Nino
Dans trois jours, Nino devra affronter une grande épreuve. D’ici là, les médecins lui ont confié deux missions. Deux impératifs qui vont mener le jeune homme à travers Paris, le pousser à refaire corps avec les autres et avec lui-même.

Entretient avec la réalisatrice, Pauline Loquès :
Comment sont nés Nino et la constellation de personnages qui l’entoure ?
Au moment où j’ai rencontré Sandra, ma famille était confrontée à la maladie d’un de nos proches atteint d’un cancer très agressif et qui en est mort à l’âge de trente-sept ans. Il s’appelait Romain et le film lui est dédié. J’étais terrassée par une grande tristesse et un sentiment d’injustice profond. Je me suis mise à écrire, pour retrouver l’espoir.
Le personnage de Nino est arrivé par hasard dans mon esprit, un peu comme une rencontre au coin d’une rue. Comme si j’avais croisé ce jeune homme aux vêtements larges, au phrasé hésitant, sur qui la maladie s’abat. Il m’a montré le chemin de ce qu’il allait vivre. J’ai écrit au fil de l’eau, en suivant son errance de manière très instinctive.
Votre histoire est en prise directe avec une génération sensibilisée au papillomavirus et à son dépistage. Pourquoi avoir choisi le cancer de la gorge et comment vous êtes-vous documentée ?
Je voulais choisir un cancer qui touche les jeunes et dont on peut guérir, car il m’importait de sauver mon personnage. J’étais fâchée contre la maladie, il me fallait réinventer l’histoire, réparer ce qu’elle m’avait enlevé de manière symbolique.
Je voulais aussi m’interroger sur les bénéfices d’un pareil traumatisme et voir si Nino pouvait en tirer profit dans son existence, s’il pouvait cheminer vers plus de lumière. J’ai fait des recherches sur la maladie, les protocoles, rencontré des spécialistes, des oncologues, des malades, des accompagnants, et j’ai pu dresser le constat que, même si c’est une épreuve, les chances de s’en sortir sont grandes.
Quels étaient vos partis pris de réalisation ?
Je ne voulais pas d’une mise en scène entièrement naturaliste tournée caméra à l’épaule. Il fallait trouver une manière d’être à la fois très près et très loin de Nino pour faire sentir qu’il n’était pas seul dans cette ville. Il lui arrive un événement, mais, vu de loin, c’est une histoire parmi tant d’autres.

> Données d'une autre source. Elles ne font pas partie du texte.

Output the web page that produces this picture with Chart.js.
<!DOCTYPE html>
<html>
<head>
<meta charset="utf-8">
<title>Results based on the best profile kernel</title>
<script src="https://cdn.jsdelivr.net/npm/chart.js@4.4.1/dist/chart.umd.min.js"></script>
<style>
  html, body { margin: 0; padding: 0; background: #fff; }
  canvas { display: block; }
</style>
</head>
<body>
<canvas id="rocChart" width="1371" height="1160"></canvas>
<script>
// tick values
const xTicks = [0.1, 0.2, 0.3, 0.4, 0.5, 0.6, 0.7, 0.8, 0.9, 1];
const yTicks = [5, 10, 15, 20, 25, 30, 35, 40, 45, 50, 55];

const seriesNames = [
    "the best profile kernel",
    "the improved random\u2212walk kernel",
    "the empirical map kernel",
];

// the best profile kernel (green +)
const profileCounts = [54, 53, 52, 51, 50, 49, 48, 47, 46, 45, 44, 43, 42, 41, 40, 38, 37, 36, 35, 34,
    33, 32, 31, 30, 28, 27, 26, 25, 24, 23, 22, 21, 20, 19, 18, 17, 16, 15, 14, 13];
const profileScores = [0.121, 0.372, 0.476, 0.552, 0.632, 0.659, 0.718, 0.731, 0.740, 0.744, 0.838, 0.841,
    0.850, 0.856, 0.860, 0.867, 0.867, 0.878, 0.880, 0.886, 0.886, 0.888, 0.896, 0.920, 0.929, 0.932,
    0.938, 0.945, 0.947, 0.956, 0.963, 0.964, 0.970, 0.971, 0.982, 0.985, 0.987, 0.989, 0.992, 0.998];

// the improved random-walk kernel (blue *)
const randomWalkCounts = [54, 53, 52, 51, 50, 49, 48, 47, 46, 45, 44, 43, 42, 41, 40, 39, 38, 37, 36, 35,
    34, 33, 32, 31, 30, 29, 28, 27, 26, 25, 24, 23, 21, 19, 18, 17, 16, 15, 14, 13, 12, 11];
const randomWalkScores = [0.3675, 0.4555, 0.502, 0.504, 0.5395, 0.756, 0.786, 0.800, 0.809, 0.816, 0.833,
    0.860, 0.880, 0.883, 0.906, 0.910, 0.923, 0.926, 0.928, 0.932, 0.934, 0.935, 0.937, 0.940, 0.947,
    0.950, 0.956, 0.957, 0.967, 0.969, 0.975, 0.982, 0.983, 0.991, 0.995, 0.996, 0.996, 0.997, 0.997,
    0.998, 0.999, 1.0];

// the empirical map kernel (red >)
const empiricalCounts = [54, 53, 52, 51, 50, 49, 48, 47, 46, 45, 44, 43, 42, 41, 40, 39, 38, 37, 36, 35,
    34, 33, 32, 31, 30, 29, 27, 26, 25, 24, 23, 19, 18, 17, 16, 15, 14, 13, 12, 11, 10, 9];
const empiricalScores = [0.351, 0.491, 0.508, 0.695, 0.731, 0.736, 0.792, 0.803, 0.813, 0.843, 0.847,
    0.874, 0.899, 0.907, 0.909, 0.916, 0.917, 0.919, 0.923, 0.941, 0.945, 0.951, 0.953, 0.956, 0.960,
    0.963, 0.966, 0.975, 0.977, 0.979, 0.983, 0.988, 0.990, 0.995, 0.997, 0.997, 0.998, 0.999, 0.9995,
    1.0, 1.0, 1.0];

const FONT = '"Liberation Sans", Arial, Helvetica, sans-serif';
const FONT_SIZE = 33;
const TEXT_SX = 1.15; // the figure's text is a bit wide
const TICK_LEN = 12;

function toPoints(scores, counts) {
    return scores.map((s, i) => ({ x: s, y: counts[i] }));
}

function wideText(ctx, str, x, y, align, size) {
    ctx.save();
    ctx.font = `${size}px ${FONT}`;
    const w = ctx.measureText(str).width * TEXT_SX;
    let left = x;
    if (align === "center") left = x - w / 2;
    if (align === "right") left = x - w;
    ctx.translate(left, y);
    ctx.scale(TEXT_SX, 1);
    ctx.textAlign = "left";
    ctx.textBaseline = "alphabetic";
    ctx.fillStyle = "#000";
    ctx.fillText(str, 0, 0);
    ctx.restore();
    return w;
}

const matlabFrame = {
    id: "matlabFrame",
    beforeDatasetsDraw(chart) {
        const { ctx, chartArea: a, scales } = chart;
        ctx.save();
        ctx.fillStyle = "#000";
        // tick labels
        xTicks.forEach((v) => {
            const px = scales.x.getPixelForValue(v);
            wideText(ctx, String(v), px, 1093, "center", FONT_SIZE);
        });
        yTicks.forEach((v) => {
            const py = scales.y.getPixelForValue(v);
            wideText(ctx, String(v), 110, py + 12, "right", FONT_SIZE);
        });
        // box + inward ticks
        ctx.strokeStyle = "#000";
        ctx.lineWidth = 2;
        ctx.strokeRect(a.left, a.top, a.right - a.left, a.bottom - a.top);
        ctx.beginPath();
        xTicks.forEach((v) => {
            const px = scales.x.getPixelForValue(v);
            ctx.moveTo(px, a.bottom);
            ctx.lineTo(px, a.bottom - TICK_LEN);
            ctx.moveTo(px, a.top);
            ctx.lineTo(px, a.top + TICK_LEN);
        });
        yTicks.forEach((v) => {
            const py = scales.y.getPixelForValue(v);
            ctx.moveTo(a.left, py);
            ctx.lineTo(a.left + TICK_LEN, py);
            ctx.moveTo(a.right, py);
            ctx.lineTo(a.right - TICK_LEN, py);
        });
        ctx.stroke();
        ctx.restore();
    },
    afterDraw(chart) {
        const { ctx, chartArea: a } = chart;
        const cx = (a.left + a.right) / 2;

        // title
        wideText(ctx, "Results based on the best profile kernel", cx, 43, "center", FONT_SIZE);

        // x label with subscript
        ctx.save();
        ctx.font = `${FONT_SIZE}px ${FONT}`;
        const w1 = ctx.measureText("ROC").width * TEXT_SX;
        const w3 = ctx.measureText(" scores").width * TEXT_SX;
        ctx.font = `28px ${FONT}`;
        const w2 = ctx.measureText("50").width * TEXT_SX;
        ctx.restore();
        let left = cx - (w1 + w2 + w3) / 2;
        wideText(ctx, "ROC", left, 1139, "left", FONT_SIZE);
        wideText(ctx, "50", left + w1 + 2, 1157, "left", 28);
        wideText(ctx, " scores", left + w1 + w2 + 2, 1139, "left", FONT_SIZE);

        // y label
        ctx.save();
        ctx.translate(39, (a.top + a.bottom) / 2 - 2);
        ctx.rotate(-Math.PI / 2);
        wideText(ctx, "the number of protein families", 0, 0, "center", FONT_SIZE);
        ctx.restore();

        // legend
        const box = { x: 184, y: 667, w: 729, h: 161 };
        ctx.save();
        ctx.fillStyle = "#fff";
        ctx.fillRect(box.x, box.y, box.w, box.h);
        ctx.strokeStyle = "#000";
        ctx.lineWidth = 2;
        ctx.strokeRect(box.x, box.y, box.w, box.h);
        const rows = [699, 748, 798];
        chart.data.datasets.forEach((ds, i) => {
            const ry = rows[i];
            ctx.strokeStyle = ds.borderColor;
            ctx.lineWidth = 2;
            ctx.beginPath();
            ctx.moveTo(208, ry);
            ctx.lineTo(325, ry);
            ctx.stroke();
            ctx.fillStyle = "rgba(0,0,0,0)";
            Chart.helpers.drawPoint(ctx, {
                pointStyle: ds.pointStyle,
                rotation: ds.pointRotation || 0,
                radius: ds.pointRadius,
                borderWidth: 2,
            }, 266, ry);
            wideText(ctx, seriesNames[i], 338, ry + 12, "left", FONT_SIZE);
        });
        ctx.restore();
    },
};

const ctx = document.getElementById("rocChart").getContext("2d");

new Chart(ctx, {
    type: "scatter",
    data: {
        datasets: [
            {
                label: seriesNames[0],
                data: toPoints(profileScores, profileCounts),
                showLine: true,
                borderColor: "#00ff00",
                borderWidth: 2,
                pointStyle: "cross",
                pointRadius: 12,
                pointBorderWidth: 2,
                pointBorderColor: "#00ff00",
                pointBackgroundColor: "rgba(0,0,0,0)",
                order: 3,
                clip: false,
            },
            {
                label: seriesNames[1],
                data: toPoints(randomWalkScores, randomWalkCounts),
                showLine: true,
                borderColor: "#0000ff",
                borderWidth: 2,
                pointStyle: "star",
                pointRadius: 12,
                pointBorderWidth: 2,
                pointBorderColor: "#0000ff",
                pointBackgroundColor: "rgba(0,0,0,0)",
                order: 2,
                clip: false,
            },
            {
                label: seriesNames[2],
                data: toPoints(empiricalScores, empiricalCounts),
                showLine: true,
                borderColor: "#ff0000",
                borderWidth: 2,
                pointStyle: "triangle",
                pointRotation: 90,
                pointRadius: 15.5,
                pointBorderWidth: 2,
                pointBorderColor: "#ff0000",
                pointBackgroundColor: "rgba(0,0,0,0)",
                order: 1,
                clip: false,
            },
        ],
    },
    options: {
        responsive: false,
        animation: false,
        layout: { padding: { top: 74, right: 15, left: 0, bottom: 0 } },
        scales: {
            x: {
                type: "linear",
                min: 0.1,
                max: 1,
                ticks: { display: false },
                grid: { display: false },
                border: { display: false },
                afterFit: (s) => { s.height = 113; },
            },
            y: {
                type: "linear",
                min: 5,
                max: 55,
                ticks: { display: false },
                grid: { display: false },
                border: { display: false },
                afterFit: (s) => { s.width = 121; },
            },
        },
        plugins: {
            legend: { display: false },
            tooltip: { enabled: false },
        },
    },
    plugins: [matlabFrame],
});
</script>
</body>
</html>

Cela a guidé le reste de la mise en scène : nous nous demandions toujours si nous étions avec lui seul ou avec lui et les autres. Le film est une errance, il s’agissait donc d’estimer si Nino ressentait quelque chose ou non selon les situations, pour trouver cette distance. Nous avons travaillé ainsi de manière instinctive avec ma cheffe-opératrice Lucie Baudinaud, sans peur de mélanger les genres.
Prix de la Révélation, 64e semaine de la crtique. 3,9 étoiles sur Allociné.